Mieux accompagner les jeunes à la frontière entre deux mondes
Focus On
Entretien avec le Dr Simone Marchini
Dans le cadre de mon doctorat, j’ai mené une étude longitudinale de cohorte portant sur la transition entre la pédopsychiatrie et la psychiatrie adulte.
Nous avons suivi des adolescents entre leurs 17 et 19 ans, avec un objectif très concret : concevoir un outil décisionnel à destination des cliniciens qui, chaque jour, doivent trancher dans des situations complexes. Faut-il maintenir une continuité de soins spécialisés à l’entrée dans l’âge adulte ? Ou bien est-il possible, pour ce jeune, d’interrompre ou d’alléger le suivi, en le confiant à son médecin généraliste ou à un psychologue en ville ?
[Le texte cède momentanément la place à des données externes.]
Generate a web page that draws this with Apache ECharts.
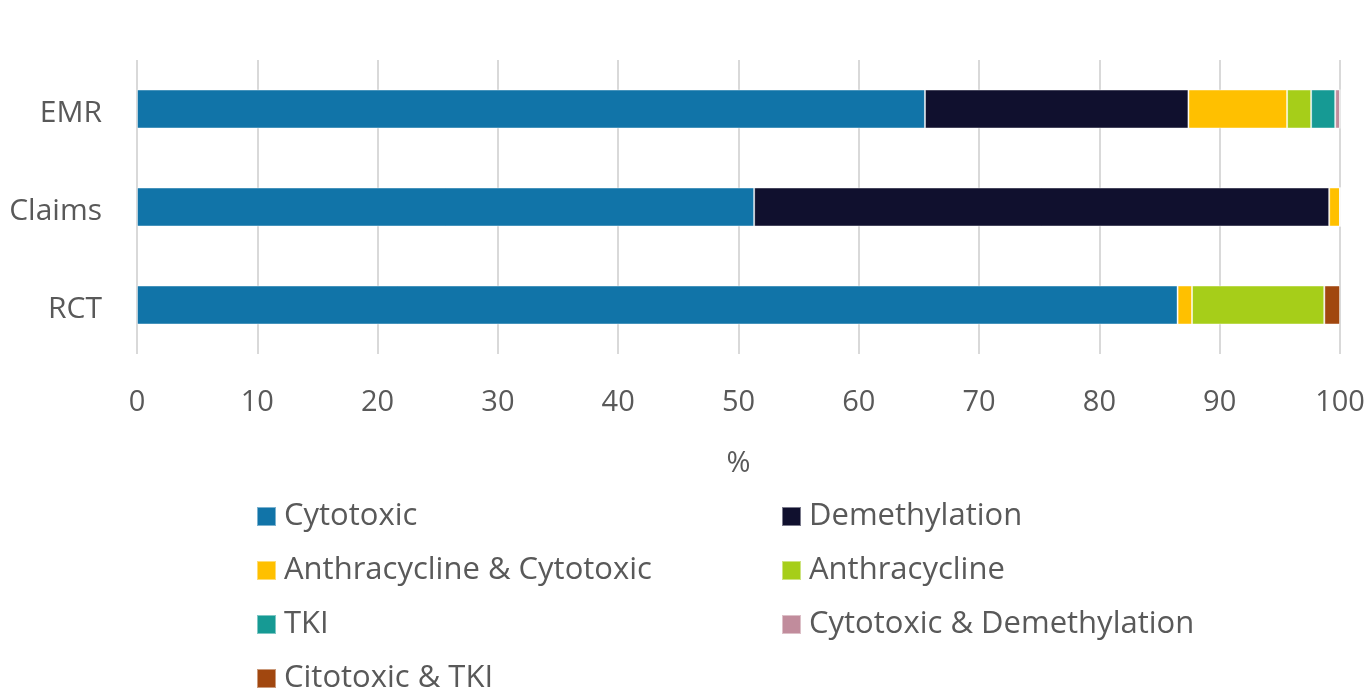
<!DOCTYPE html>
<html>
<head>
<meta charset="utf-8">
<script src="https://cdn.jsdelivr.net/npm/echarts@6/dist/echarts.min.js"></script>
<style>
  html, body { margin: 0; padding: 0; background: #fff; }
  #chart { width: 1371px; height: 691px; }
</style>
</head>
<body>
<div id="chart"></div>
<script>
// Data sources (top to bottom on the chart)
const categories = ['EMR', 'Claims', 'RCT'];
const xTicks = [0, 10, 20, 30, 40, 50, 60, 70, 80, 90, 100];

// Share of patients (%) by regimen, per source
const cytotoxic            = [65.5, 51.3, 86.5];
const demethylation        = [21.9, 47.8, 0];
const anthraCytotoxic      = [8.2, 0.9, 1.2];
const anthracycline        = [2.0, 0, 11.0];
const tki                  = [2.0, 0, 0];
const cytotoxicDemethyl    = [0.4, 0, 0];
const citotoxicTki         = [0, 0, 1.3];

const seriesDefs = [
  { name: 'Cytotoxic', data: cytotoxic, color: '#1174A8' },
  { name: 'Demethylation', data: demethylation, color: '#10102E' },
  { name: 'Anthracycline & Cytotoxic', data: anthraCytotoxic, color: '#FFC000' },
  { name: 'Anthracycline', data: anthracycline, color: '#A6CE19' },
  { name: 'TKI', data: tki, color: '#169A94' },
  { name: 'Cytotoxic & Demethylation', data: cytotoxicDemethyl, color: '#C18C9C' },
  { name: 'Citotoxic & TKI', data: citotoxicTki, color: '#A1470F' }
];

const FONT = '"Open Sans", sans-serif';
const TEXT = '#595959';

const legendBase = {
  orient: 'vertical',
  icon: 'rect',
  padding: 0,
  height: 260,
  itemWidth: 19,
  itemHeight: 19,
  itemGap: 23,
  selectedMode: false,
  textStyle: { fontFamily: FONT, fontSize: 31, color: TEXT, lineHeight: 30, padding: [0, 0, 0, 3] }
};

const chart = echarts.init(document.getElementById('chart'), null, { renderer: 'canvas' });
chart.setOption({
  animation: false,
  backgroundColor: '#fff',
  grid: { left: 137, right: 31, top: 60, height: 294, containLabel: false },
  xAxis: {
    type: 'value',
    min: 0,
    max: 100,
    interval: 10,
    name: '%',
    nameLocation: 'middle',
    nameGap: 95,
    nameTextStyle: { fontFamily: FONT, fontSize: 29, color: TEXT },
    axisLine: { show: false },
    axisTick: { show: false },
    splitLine: { show: true, lineStyle: { color: '#D9D9D9', width: 2 } },
    axisLabel: {
      margin: 34,
      fontFamily: FONT,
      fontSize: 29,
      color: TEXT,
      formatter: v => (xTicks.includes(v) ? String(v) : '')
    }
  },
  yAxis: {
    type: 'category',
    data: categories,
    inverse: true,
    axisLine: { show: false },
    axisTick: { show: false },
    axisLabel: {
      margin: 35,
      formatter: '{v|{value}}',
      rich: { v: { fontFamily: FONT, fontSize: 30, color: TEXT, padding: [9, 0, 0, 0] } }
    }
  },
  legend: [
    Object.assign({}, legendBase, {
      left: 256, top: 501,
      data: ['Cytotoxic', 'Anthracycline & Cytotoxic', 'TKI', 'Citotoxic & TKI']
    }),
    Object.assign({}, legendBase, {
      left: 781, top: 501,
      data: ['Demethylation', 'Anthracycline', 'Cytotoxic & Demethylation']
    })
  ],
  series: seriesDefs.map(s => ({
    name: s.name,
    type: 'bar',
    stack: 'total',
    barWidth: 39,
    data: s.data,
    itemStyle: { color: s.color, borderColor: 'rgba(255,255,255,0.45)', borderWidth: 1 },
    emphasis: { disabled: true }
  }))
});
</script>
</body>
</html>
L’enjeu est majeur. Trop souvent, on assiste à des décisions prises dans l’urgence, ou fondées sur des critères trop flous. Or, une mauvaise orientation peut avoir des conséquences graves : soit on maintient inutilement une prise en charge lourde, soit — et c’est plus fréquent — on interrompt prématurément un accompagnement qui aurait été nécessaire. L’état du jeune, alors, se dégrade lentement, parfois sans bruit, jusqu’à une rechute brutale : hospitalisation en urgence, comportements dangereux, rupture sociale ou familiale.
Notre outil vise à structurer cette prise de décision. Il repose sur une série de critères cliniques et psychosociaux, chacun pondéré selon sa valeur prédictive, afin de produire une orientation argumentée, solide, et adaptée à chaque situation. À terme, il prendra la forme d’un arbre décisionnel, que nous espérons informatisé. Le clinicien pourra ainsi, en répondant à quelques questions ciblées, obtenir une estimation fiable de la nécessité ou non d’assurer une transition vers la psychiatrie adulte.
Le traitement des données préliminaires s’est achevé récemment, et nous entamons désormais la phase d’analyse statistique et d’interprétation. Avec ma collègue, le Dr Joana Reis, qui termine également son doctorat, nous préparons la rédaction des articles finaux. L’étude entre dans sa dernière ligne droite. Et notre objectif est clair : proposer un outil en accès libre, simple à utiliser, mais rigoureusement validé. Même dans une version papier, il permettra un calcul rapide. Et s’il est informatisé, ce sera un gain de temps et de clarté considérable pour les cliniciens.
Mais rien de tout cela n’aurait été possible sans le soutien du Fonds Erasme. C’est lui qui m’a permis de dégager le temps nécessaire pour mener ce travail, sans renoncer à ma pratique clinique. Cette articulation entre recherche et terrain est essentielle. Dans ma clinique, je développe des approches thérapeutiques nouvelles. Et pour qu’elles soient pertinentes, il faut les tester, les encadrer, les ajuster à partir de données objectives. Ce va-et-vient constant entre l’innovation et sa validation est au cœur de ma démarche.
Enfin, je tiens à souligner que le Fonds Erasme ne se résume pas à un financement. Il y a derrière un vrai accompagnement humain : des échanges chaleureux, un soutien constant, une proximité qui rend ce parcours dense, mais profondément soutenant. C’est rare, et c’est précieux.